16 DE DEZEMBRO DE 2023
FRANCISCO MARSHALL
HIPÓDAMOS E HIPÓCRATES
A escola de filosofia inaugurada por Tales de Mileto (626-545 a.C.) instaurou um espírito de argúcia que animou muitas gerações de intelectuais para que seguissem transformando o mundo, criando conceitos e metodologias aplicadas ao pensamento especulativo e à vida social. Dessa escola, proveio Hipódamos de Mileto (496-408 a.C.), o primeiro pensador do urbanismo.
Na ilha de Kós, próxima de Mileto, viveu o primeiro médico moderno, Hipócrates (460-370 a.C.), autor do célebre juramento e de uma nova medicina, analítica e laica. Hipódamos viveu na era em que as cidades gregas se reconstruíam após as Guerras Greco-Pérsicas (490-479 a.C.), e o faziam com o otimismo dos vencedores, animados pela aura de um regime revolucionário, a isonomia ateniense. Ainda jovem, Hipódamos foi chamado a Atenas para reconstruir o porto do Pireu, destruído pelos persas; ali implantou um sistema urbano geométrico, equilibrado, que perdura até hoje não apenas naquele bairro, mas em milhares de cidades de todo o mundo, que aplicaram o sistema hipodâmico, uma grade de quarteirões em escala proporcional, que dá ordem ao território, e permite distribuírem-se funções e serviços da cidade de modo planificado, com racionalidade.
Muitas cidades gregas adotaram aquele regime urbanístico, querendo tornar-se poleis ideais. Viver em harmonia em uma cidade inteligente era (e segue sendo) caminho para a felicidade.

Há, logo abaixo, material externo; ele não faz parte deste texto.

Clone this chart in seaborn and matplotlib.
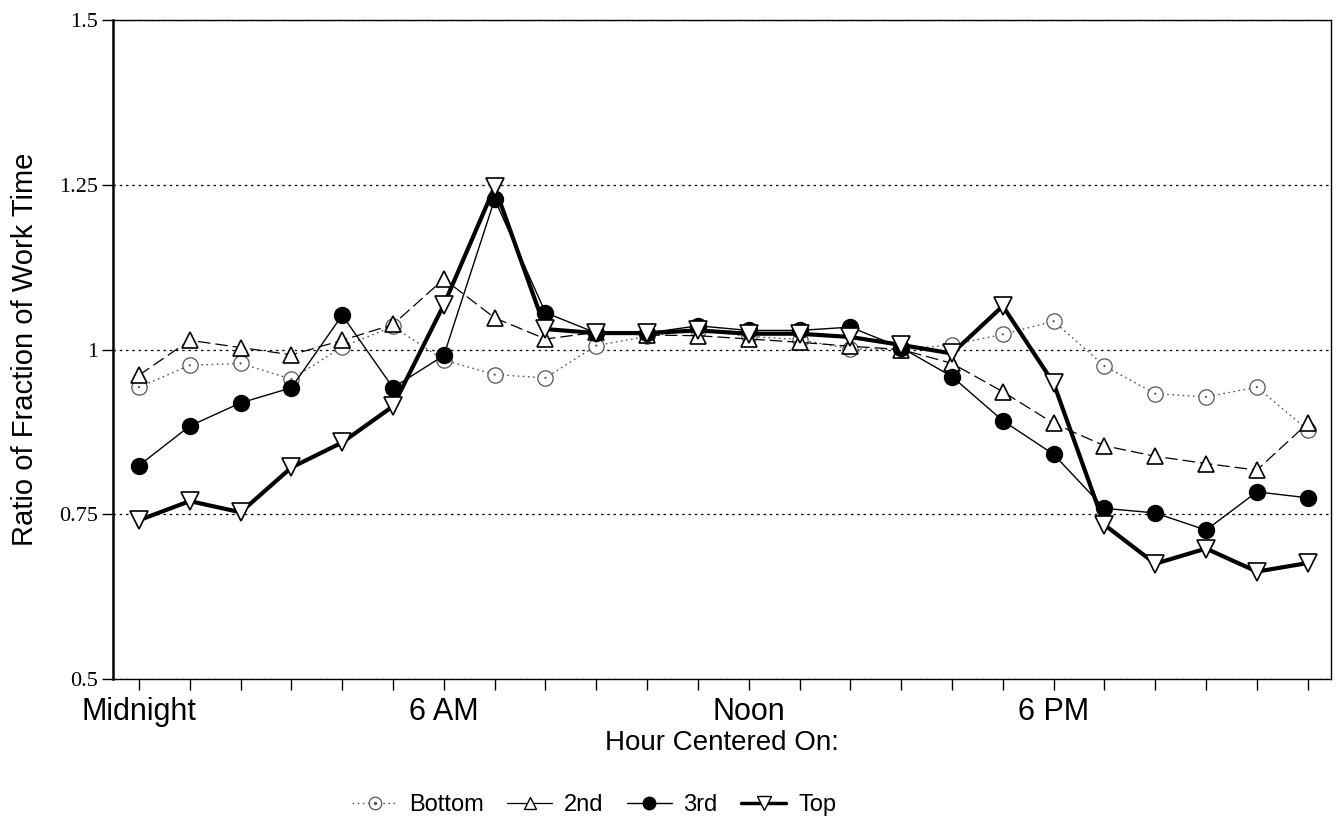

Pensar a cidade e nela, corpos e mentes saudáveis, eis o legado de Hipódamos ao jovem médico Hipócrates, insuflado pelo espírito iluminista da Grécia clássica, no século V a.C.. Assim como os filósofos descartaram as explicações tradicionais impostas por mito e religião, em favor do pensamento emancipado, também Hipócrates abandonou a medicina arcaica, baseada em crenças religiosas de possessão e exorcismo e em teatralizações rituais da cura, para avançar em uma medicina de registro e análise de sintomas, prognósticos e profilaxias voltadas para uma vida saudável. Os escritos de Hipócrates difundiram-se e com o tempo produziram um conjunto de textos de história, ciência médica e ética, o chamado Corpus Hipocraticum, a obra mais difundida da história da saúde.
Dessa obra, acredita-se que 14 textos são de autoria de Hipócrates, incluindo-se o tratado Sobre os Ares, Águas e Locais, em que se desenvolve a análise dos fatores virtuosos de aeração, iluminação e abastecimento que podem gerar cidades saudáveis, com populações sadias e aptas à felicidade. Urbanismo e medicina encontravam-se formando conceitos e métodos voltados ao bem viver, com saúde.

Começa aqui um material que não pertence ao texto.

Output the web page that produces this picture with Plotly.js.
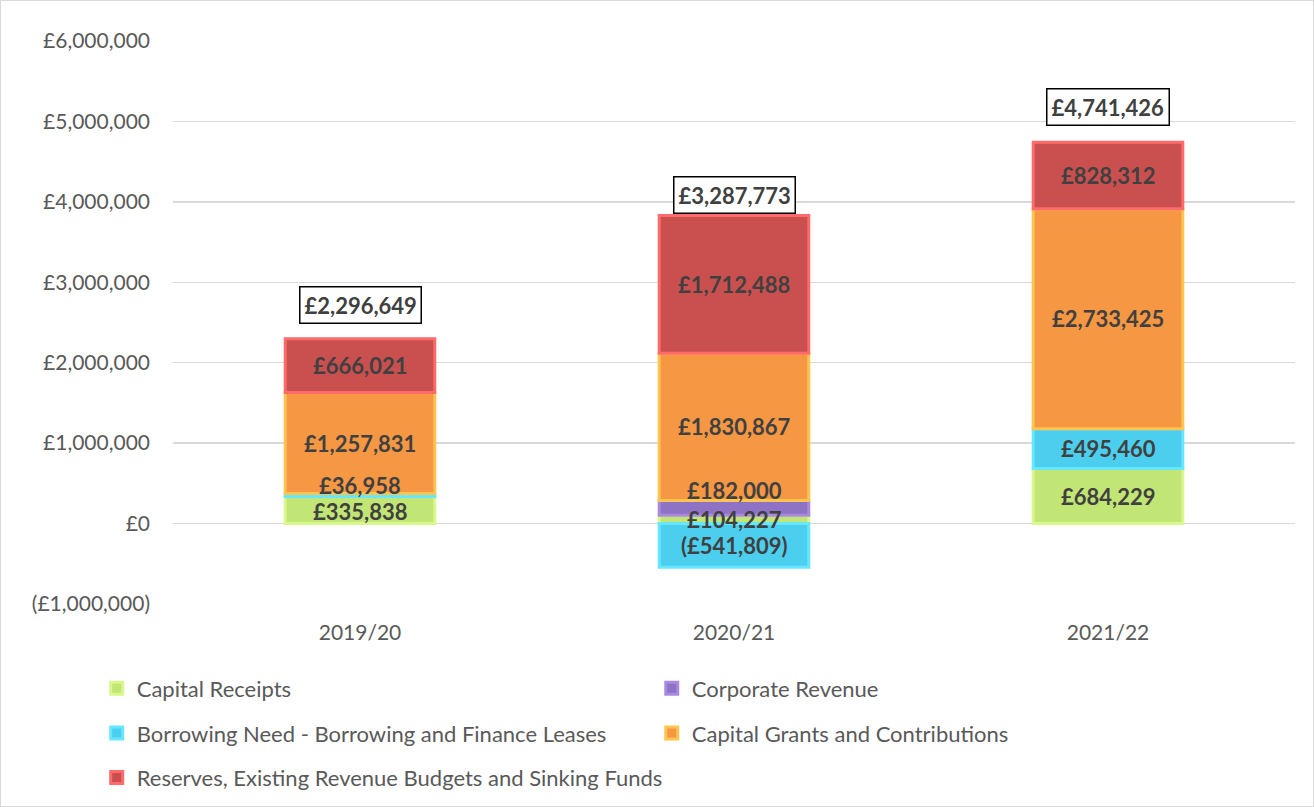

Ora vagamos em cidades inimigas da inteligência urbanística, arboricidas, democratofóbicas, cativas de especuladores despudorados e demagogos estéreis, com agressivas sombras artificiais, que destroem o patrimônio edificante e trocam os bons fármacos do saber por epidemia de farmácias feias. Crias da filosofia, urbanismo e medicina dialogavam em suas origens; hoje ambas nos olham e perguntam: por que abandonastes o saber precioso que esteve na raiz de tudo?